* **WHAT THE EXERCISE ASKS**
Would you transcribe the listing that follows, character for character, and omit its images?

* **GIVEN INFORMATION**
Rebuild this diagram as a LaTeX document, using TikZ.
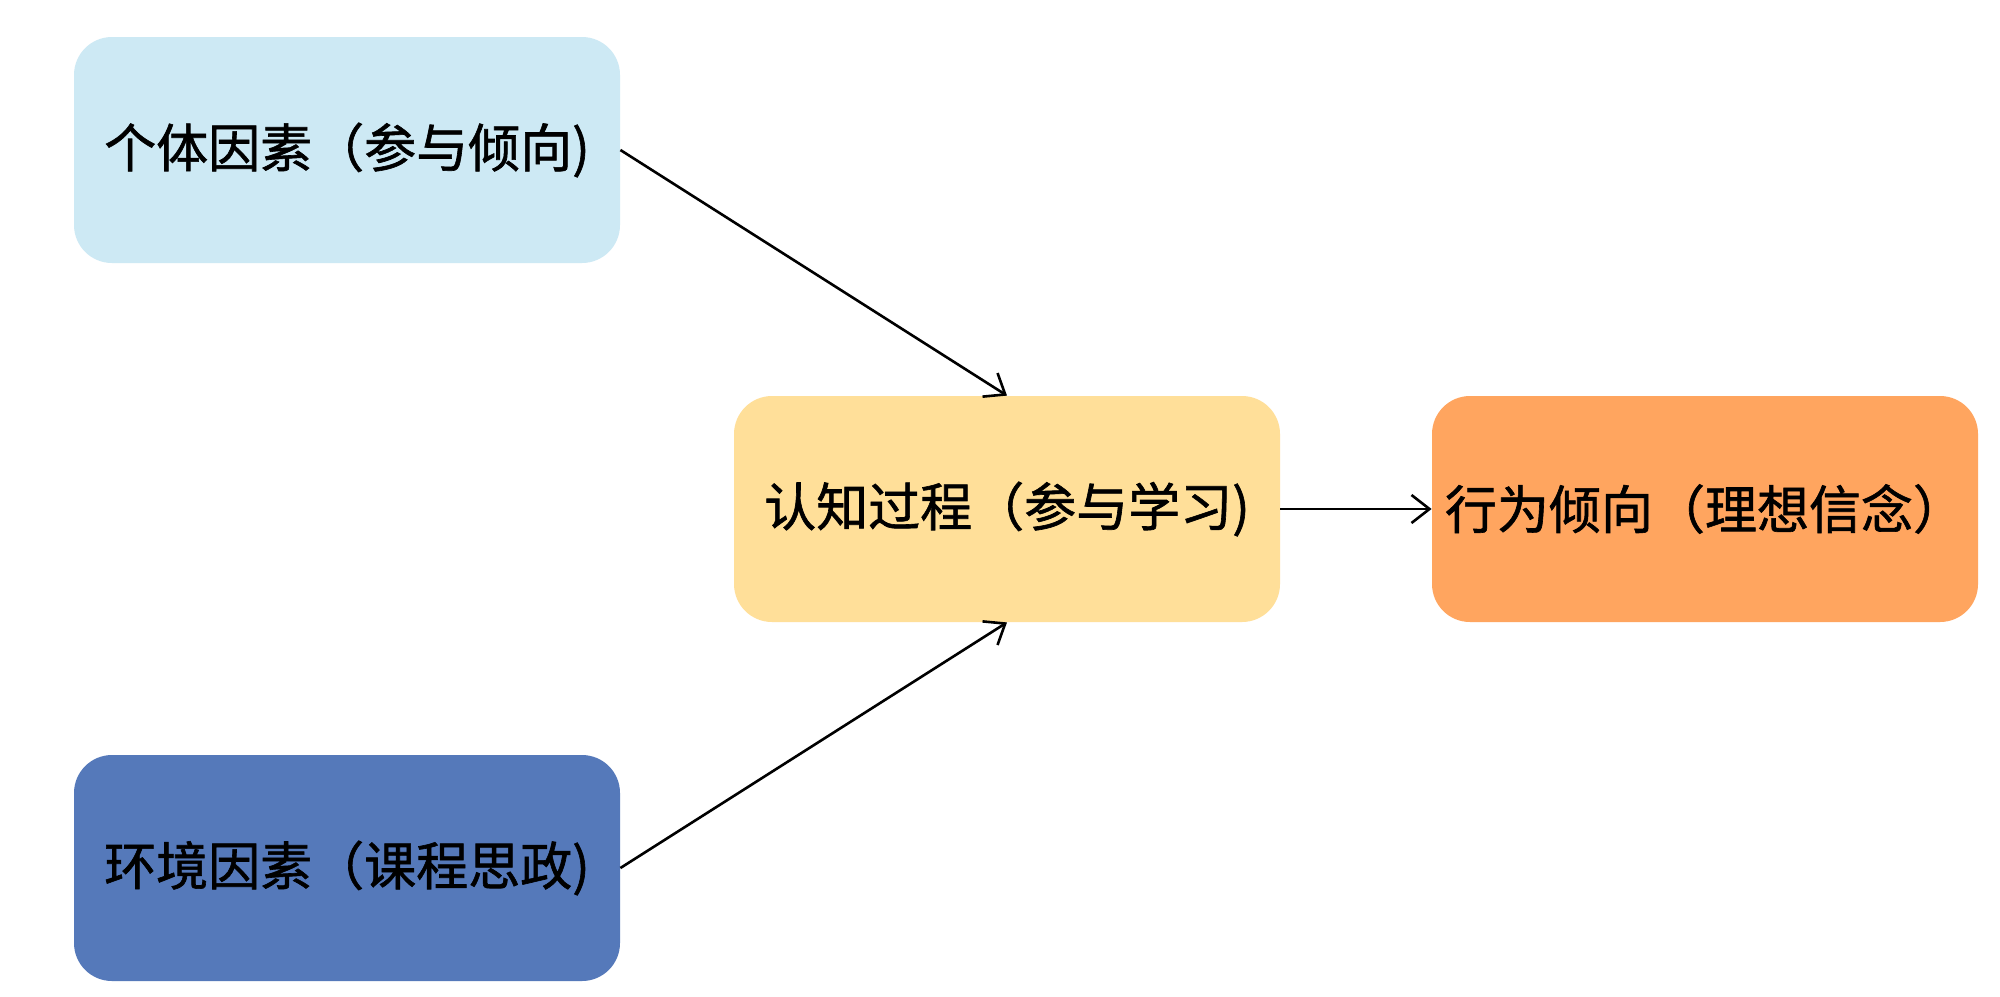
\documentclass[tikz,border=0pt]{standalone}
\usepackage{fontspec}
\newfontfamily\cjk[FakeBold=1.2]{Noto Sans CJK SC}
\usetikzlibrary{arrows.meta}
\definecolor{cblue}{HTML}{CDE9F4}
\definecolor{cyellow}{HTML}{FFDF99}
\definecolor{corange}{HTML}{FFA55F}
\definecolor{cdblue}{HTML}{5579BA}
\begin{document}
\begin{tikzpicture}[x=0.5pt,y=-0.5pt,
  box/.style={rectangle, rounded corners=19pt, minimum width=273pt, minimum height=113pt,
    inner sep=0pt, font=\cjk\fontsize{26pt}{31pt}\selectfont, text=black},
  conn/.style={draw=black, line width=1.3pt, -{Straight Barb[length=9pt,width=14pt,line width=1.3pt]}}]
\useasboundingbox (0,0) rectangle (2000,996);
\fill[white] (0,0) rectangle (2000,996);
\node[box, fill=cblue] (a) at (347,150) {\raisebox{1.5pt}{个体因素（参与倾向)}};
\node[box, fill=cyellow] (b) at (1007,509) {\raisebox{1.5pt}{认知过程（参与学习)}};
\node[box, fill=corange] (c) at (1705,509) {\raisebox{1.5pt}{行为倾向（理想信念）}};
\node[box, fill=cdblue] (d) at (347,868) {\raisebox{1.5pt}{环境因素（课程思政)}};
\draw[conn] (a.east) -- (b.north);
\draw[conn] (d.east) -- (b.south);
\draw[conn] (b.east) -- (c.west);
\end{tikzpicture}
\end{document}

* **ANSWER IN FULL**
Rebuild this diagram as a LaTeX document, using TikZ.
\documentclass[tikz,border=0pt]{standalone}
\usepackage{fontspec}
\newfontfamily\cjk[FakeBold=1.2]{Noto Sans CJK SC}
\usetikzlibrary{arrows.meta}
\definecolor{cblue}{HTML}{CDE9F4}
\definecolor{cyellow}{HTML}{FFDF99}
\definecolor{corange}{HTML}{FFA55F}
\definecolor{cdblue}{HTML}{5579BA}
\begin{document}
\begin{tikzpicture}[x=0.5pt,y=-0.5pt,
  box/.style={rectangle, rounded corners=19pt, minimum width=273pt, minimum height=113pt,
    inner sep=0pt, font=\cjk\fontsize{26pt}{31pt}\selectfont, text=black},
  conn/.style={draw=black, line width=1.3pt, -{Straight Barb[length=9pt,width=14pt,line width=1.3pt]}}]
\useasboundingbox (0,0) rectangle (2000,996);
\fill[white] (0,0) rectangle (2000,996);
\node[box, fill=cblue] (a) at (347,150) {\raisebox{1.5pt}{个体因素（参与倾向)}};
\node[box, fill=cyellow] (b) at (1007,509) {\raisebox{1.5pt}{认知过程（参与学习)}};
\node[box, fill=corange] (c) at (1705,509) {\raisebox{1.5pt}{行为倾向（理想信念）}};
\node[box, fill=cdblue] (d) at (347,868) {\raisebox{1.5pt}{环境因素（课程思政)}};
\draw[conn] (a.east) -- (b.north);
\draw[conn] (d.east) -- (b.south);
\draw[conn] (b.east) -- (c.west);
\end{tikzpicture}
\end{document}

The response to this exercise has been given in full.